The Standards Council of Canada (SCC) is making a difference by delivering standardization solutions to help mitigate the impact we have on the environment and to help us adapt to our changing climate.
When it comes to weather, Canada is a country of extremes. Our often harsh and varying climate has a significant impact on infrastructure—from the roads and bridges we drive on to the foundations of the houses we live in, right down to where and how we build those houses. Environmental changes are creating new challenges for how we build and maintain that infrastructure.
Climate change has resulted in more extreme wind, fluctuating temperatures, and changing precipitation patterns which threaten the integrity of Canada’s infrastructure—putting our communities at risk. That is why SCC is working with governments and industry to adapt standards and codes to ensure our infrastructure is climate resilient and safe.
Making Infrastructure Climate Resilient Across Canada
In the past, our climate was more predictable, allowing engineers and planners to anticipate the weather that infrastructure would face during its life expectancy. Today’s more frequent extreme weather events mean that is no longer possible. SCC is committed to working with stakeholders to develop and implement innovative standardization solutions that ensure building and infrastructure codes across Canada are developed, maintained and upgraded to consider future needs which will improve climate resiliency and create stronger communities for Canadians.
In support of the Government of Canada’s objective to adapt infrastructure to climate change impacts, SCC is leading new initiatives to address a critical gap in the development of standards by providing an overview and understanding of the collection, management and use of climate and weather data for the future design of climate-resilient infrastructure. In doing so, SCC will give stakeholders the information they need to include climate considerations in new or updated infrastructure standards.
SCC is also supporting the updating of existing infrastructure standards, like those involved in towers and antenna supporting structures, to ensure that critical infrastructure across Canada is safe and climate ready. Where standards do not exist, SCC is supporting research and working with stakeholders to identify options for standardization solutions to address their needs.
For instance, an SCC-funded report by the Intact Centre on Climate Adaptation at the University of Waterloo, Preventing Disaster Before It Strikes: Developing a Canadian Standard for Flood-Resilient Residential Communities, has outlined a series of best practices to make new residential communities more flood-resilient. These best practices will be used to develop a new standard. Stakeholders, including developers and municipalities, support this direction and recognize the value of a standardization solution in addressing the issue of residential flooding.
A new research report funded by the Standards Council of Canada (SCC), the National Research Council and Intact Financial Corporation has identified practical and cost-effective ways to alleviate the risk of future floods.

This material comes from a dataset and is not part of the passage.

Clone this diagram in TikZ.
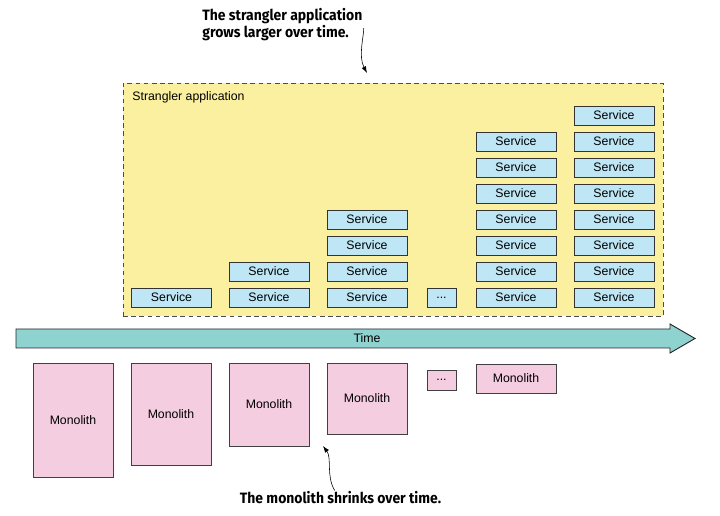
\documentclass[tikz,border=0pt]{standalone}
\usepackage{fontspec}
\setmainfont{Liberation Sans}
\newfontfamily\notefont{Fira Sans}[FakeStretch=0.93]
\usetikzlibrary{arrows.meta,positioning}

\definecolor{stranglerfill}{RGB}{250,240,160}
\definecolor{svcfill}{RGB}{190,230,245}
\definecolor{monofill}{RGB}{245,205,225}
\definecolor{timefill}{RGB}{143,211,208}

\tikzset{
  svc/.style={draw=black!80,line width=0.7pt,fill=svcfill,minimum width=2.4cm,minimum height=0.57cm,inner sep=0pt,font=\fontsize{10.5}{12}\selectfont},
  mono/.style={draw=black!75,line width=0.7pt,fill=monofill,minimum width=2.4cm,inner sep=0pt,font=\fontsize{10.5}{12}\selectfont},
  note/.style={font=\notefont\bfseries\fontsize{12.8}{14.5}\selectfont,align=left,inner sep=1pt},
  notearrow/.style={-{Latex[length=2mm,width=1.4mm]},line width=0.5pt}
}

\begin{document}
\begin{tikzpicture}[x=0.03cm,y=-0.03cm]
\useasboundingbox (0,0) rectangle (720,516);
\node[draw=black!70,line width=0.7pt,dash pattern=on 4pt off 3pt,fill=stranglerfill,minimum width=16.2cm,minimum height=6.99cm] (strangler) at (393,199.5) {};
\node[anchor=west,inner sep=1pt,font=\fontsize{10.5}{12}\selectfont] (stranglerlbl) at (131,97) {Strangler application};
% services, one column per step
\node[svc] (s11) at (171.5,297.5) {Service};
\node[svc] (s21) at (269,297.5) {Service};
\node[svc] (s22) at (269,271.5) {Service};
\node[svc] (s31) at (367,297.5) {Service};
\node[svc] (s32) at (367,271.5) {Service};
\node[svc] (s33) at (367,245.5) {Service};
\node[svc] (s34) at (367,219.5) {Service};
\node[svc,minimum width=0.87cm] (sdots) at (441.5,297.5) {...};
\node[svc] (s51) at (516,297.5) {Service};
\node[svc] (s52) at (516,271.5) {Service};
\node[svc] (s53) at (516,245.5) {Service};
\node[svc] (s54) at (516,219.5) {Service};
\node[svc] (s55) at (516,193.5) {Service};
\node[svc] (s56) at (516,167.5) {Service};
\node[svc] (s57) at (516,141.5) {Service};
\node[svc] (s61) at (614,297.5) {Service};
\node[svc] (s62) at (614,271.5) {Service};
\node[svc] (s63) at (614,245.5) {Service};
\node[svc] (s64) at (614,219.5) {Service};
\node[svc] (s65) at (614,193.5) {Service};
\node[svc] (s66) at (614,167.5) {Service};
\node[svc] (s67) at (614,141.5) {Service};
\node[svc] (s68) at (614,115.5) {Service};
% time axis
\draw[draw=black!85,line width=0.8pt,fill=timefill] (16,329)--(670,329)--(670,324)--(695,338.5)--(670,353)--(670,348)--(16,348)--cycle;
\node[font=\fontsize{10.5}{12}\selectfont] (time) at (367,338.5) {Time};
% monoliths
\node[mono,minimum height=3.42cm] (m1) at (73,420.5) {Monolith};
\node[mono,minimum height=3.06cm] (m2) at (171,414) {Monolith};
\node[mono,minimum height=2.49cm] (m3) at (269,404.5) {Monolith};
\node[mono,minimum height=2.13cm] (m4) at (367,398.5) {Monolith};
\node[mono,minimum width=0.87cm,minimum height=0.6cm] (mdots) at (441.5,380) {...};
\node[mono,minimum height=0.87cm] (m6) at (516,378.5) {Monolith};
% notes
\node[note,anchor=west] (grow) at (201,24.5) {The strangler application\\grows larger over time.};
\coordinate (growtip) at (367,73);
\draw[notearrow] ([yshift=-3pt]grow.east) .. controls (364,36) and (358,56) .. (growtip);
\node[note] (shrink) at (340.5,498) {The monolith shrinks over time.};
\coordinate (shrinktip) at (323,446);
\draw[notearrow] ([xshift=-5pt]shrink.north) .. controls (326,476) and (332,458) .. (shrinktip);
\end{tikzpicture}
\end{document}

Entitled Weathering the Storm: Developing a Canadian Standard for Flood-Resilient Existing Communities, the new report from the University of Waterloo’s Intact Centre on Climate Adaptationincludes simple steps homeowners can take to prevent flooding, such as:
- installing backwater valves on basement sewer lines;
- disconnecting downspouts from eavestroughs to prevent sewer back-ups; and
- clearing leaves and debris from catch basins.

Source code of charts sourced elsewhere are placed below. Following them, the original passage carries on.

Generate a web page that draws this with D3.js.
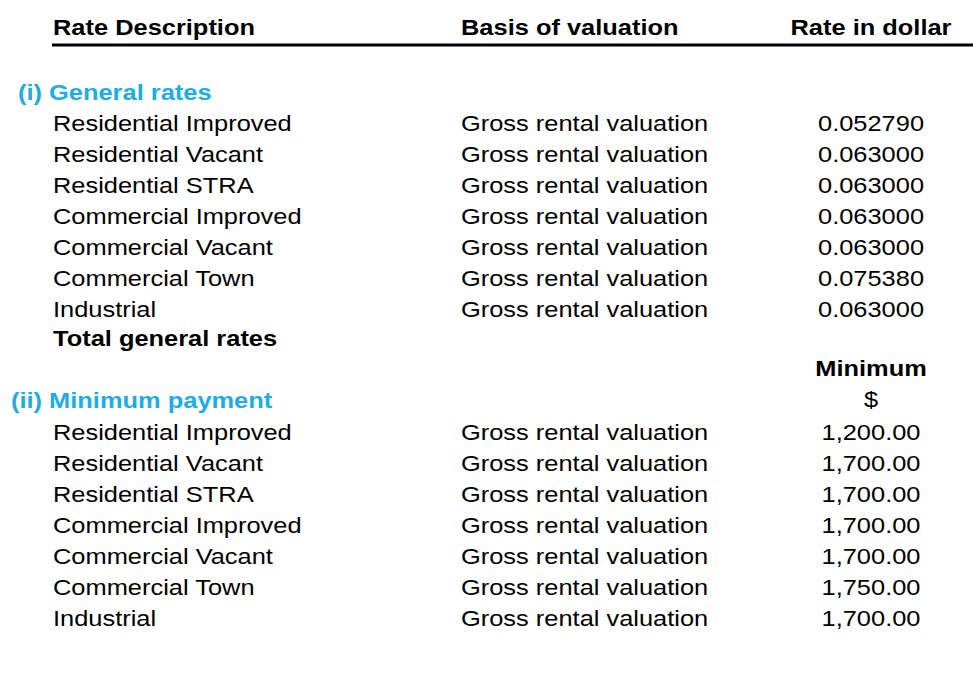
<!DOCTYPE html>
<html><head><meta charset="utf-8">
<script src="https://cdn.jsdelivr.net/npm/d3@7"></script>
<style>body{margin:0;background:#fff}text{font-family:"Liberation Sans",Arial,sans-serif;font-size:22.5px}</style>
</head><body>
<svg id="chart" width="973" height="673"></svg>
<script>
// table content
const headers = ['Rate Description', 'Basis of valuation', 'Rate in dollar'];
const categories = ['Residential Improved', 'Residential Vacant', 'Residential STRA',
  'Commercial Improved', 'Commercial Vacant', 'Commercial Town', 'Industrial'];
const basis = 'Gross rental valuation';
const generalRates = ['0.052790', '0.063000', '0.063000', '0.063000', '0.063000', '0.075380', '0.063000'];
const minimumPayments = ['1,200.00', '1,700.00', '1,700.00', '1,700.00', '1,700.00', '1,750.00', '1,700.00'];

const svg = d3.select('#chart');
const blue = '#1aaee8';
const colX = [53, 461, 871];
const rowY = d3.scaleLinear().domain([0, 1]).range([125.5, 156.4]); // row index -> y center

function text(x, y, s, opts = {}) {
  return svg.append('text')
    .attr('transform', `translate(${x},${y}) scale(1.13,1)`)
    .attr('dominant-baseline', 'middle')
    .attr('text-anchor', opts.anchor || 'start')
    .attr('font-weight', opts.bold ? 700 : 400)
    .attr('fill', opts.color || '#000')
    .text(s);
}

// header
headers.forEach((h, i) => text(colX[i], 29.5, h, { bold: true, anchor: i === 2 ? 'middle' : 'start' }));
svg.append('line').attr('x1', 52).attr('x2', 973).attr('y1', 45).attr('y2', 45)
  .attr('stroke', '#000').attr('stroke-width', 3);

// (i) general rates
text(18, 94.5, '(i) General rates', { bold: true, color: blue });
categories.forEach((c, i) => {
  const y = rowY(i);
  text(colX[0], y, c);
  text(colX[1], y, basis);
  text(colX[2], y, generalRates[i], { anchor: 'middle' });
});
text(colX[0], 340.5, 'Total general rates', { bold: true });

// (ii) minimum payment
text(colX[2], 370.5, 'Minimum', { bold: true, anchor: 'middle' });
text(colX[2], 401.5, '$', { anchor: 'middle' });
text(11, 402.5, '(ii) Minimum payment', { bold: true, color: blue });
categories.forEach((c, i) => {
  const y = rowY(i + 10);
  text(colX[0], y, c);
  text(colX[1], y, basis);
  text(colX[2], y, minimumPayments[i], { anchor: 'middle' });
});
</script>
</body></html>
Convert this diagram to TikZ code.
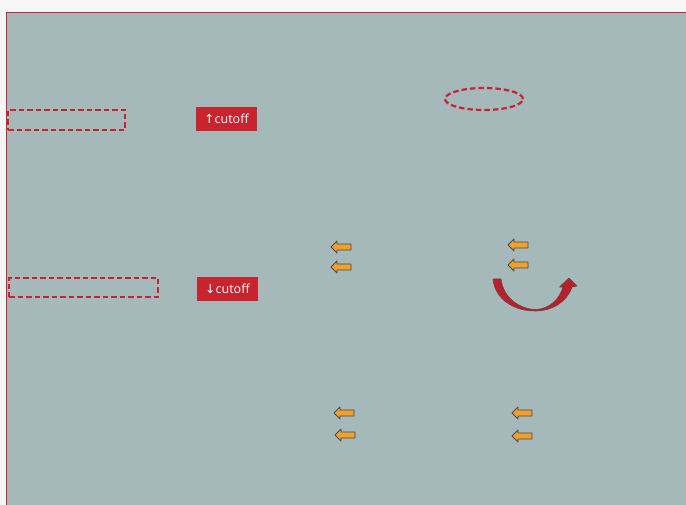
\documentclass[tikz,border=0pt]{standalone}
\usepackage{fontspec}
\setmainfont{Open Sans}
\newfontfamily\symfont{DejaVu Sans}
\usetikzlibrary{shapes.geometric}
\definecolor{pagebg}{HTML}{F6F6F6}
\definecolor{panelbg}{HTML}{A5B8BA}
\definecolor{redc}{HTML}{C8242F}
\definecolor{orangec}{HTML}{F0A02C}
\definecolor{darkc}{HTML}{4A4A4A}
\tikzset{
  dashbox/.style={draw=redc, line width=2.2pt, dash pattern=on 5.5pt off 3pt},
  tag/.style={fill=redc, text=white, inner sep=0pt, minimum width=61pt, minimum height=24pt, font=\fontsize{12.5}{14}\selectfont},
  smallarrow/.pic={
    \draw[fill=orangec, draw=darkc, line width=0.8pt, line join=round]
      (-10,0) -- (-4,-6) -- (-4,-3) -- (10,-3) -- (10,3) -- (-4,3) -- (-4,6) -- cycle;
  }
}
\begin{document}
\begin{tikzpicture}[x=1pt,y=-1pt]
\useasboundingbox (0,0) rectangle (686,505);
\fill[pagebg] (0,0) rectangle (686,505);
\fill[panelbg] (6.5,12.5) rectangle (686,505);
\draw[redc, line width=1.8pt] (6.5,505) -- (6.5,12.5) -- (686,12.5);
% dashed boxes
\node[dashbox, minimum width=117pt, minimum height=20pt, inner sep=0pt] (boxa) at (66.5,120) {};
\node[dashbox, minimum width=149pt, minimum height=19pt, inner sep=0pt] (boxb) at (83.5,287.5) {};
\node[dashbox, ellipse, minimum width=78pt, minimum height=22pt, inner sep=0pt] (ell) at (484,99) {};
% tags
\node[tag] (up) at (226.5,119) {{\symfont\fontsize{12.5}{14}\selectfont ↑}cutoff};
\node[tag] (down) at (227.5,289) {{\symfont\fontsize{12.5}{14}\selectfont ↓}cutoff};
% small arrows
\pic at (341,247) {smallarrow};
\pic at (341,267) {smallarrow};
\pic at (518,245) {smallarrow};
\pic at (518,265) {smallarrow};
\pic at (344,413) {smallarrow};
\pic at (345,435) {smallarrow};
\pic at (522,413) {smallarrow};
\pic at (522,436) {smallarrow};
% curved arrow
\draw[fill=redc!92!black, draw=darkc!70!redc, line width=0.6pt, line join=round]
  (493,279) -- (501,279)
  .. controls (503,298) and (520,309) .. (535,309.5)
  .. controls (550,309.5) and (560,298) .. (563,287)
  -- (559.5,287) -- (569,278) -- (577,286) -- (572,287)
  .. controls (567,302) and (552,311) .. (535,311)
  .. controls (515,311) and (495,300) .. (493,279) -- cycle;
\end{tikzpicture}
\end{document}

Additionally, SCC supported another research report, Standardization Guidance for Weather Data, Climate Information and Climate Change Projections, that was conducted by Ouranos. It examines the state of climate information in Canada and highlights how it can be integrated into infrastructure design decisions to make the country more climate resilient. The research is a comprehensive overview of the state of weather data, climate information and climate change projections in Canada. It provides recommendations for where standardized guidance could address current gaps and strengthen the integration of this information into infrastructure design.
Finally, SCC is building on the success of the Northern Infrastructure Standardization Initiative (NISI) through a second phase of the program. Five National Standards of Canada that address the unique circumstances found in Canada’s North have already been published. The next phase will deliver an additional series of standards on issues ranging from wastewater treatment to erosion protection.
Helping Canada’s Clean Tech Industry Compete and Grow
Environmental issues such as climate change, air quality, clean water and clean soil create challenges for countries around the world, including Canada. Innovative technologies and products can help address some of these challenges by reducing pollutants and emissions. Environmental technology verification (ETV) helps demonstrate how these products live up to their performance claims.
New technologies can face market resistance because they are unable to demonstrate a successful track record. ISO 14034 Environmental management -- Environmental technology verification (ETV) is an international standard developed with Canadian participation (supported by SCC and led by Environment and Climate Change Canada) that provides verified evidence of the performance claims of new technologies. In essence, ETV acts as a “seal of approval” that backs up claims of clean tech companies and helps them compete in Canada and markets around the world.
SCC’s video describes the benefits of ETV and clearly lays out the process for businesses and innovators to meet its requirements.
By working together to strengthen the climate resilience of our infrastructure, SCC is helping to protect the health and well-being of Canadians, build stronger communities, and support the innovative clusters that are key to Canada’s growth and competitiveness.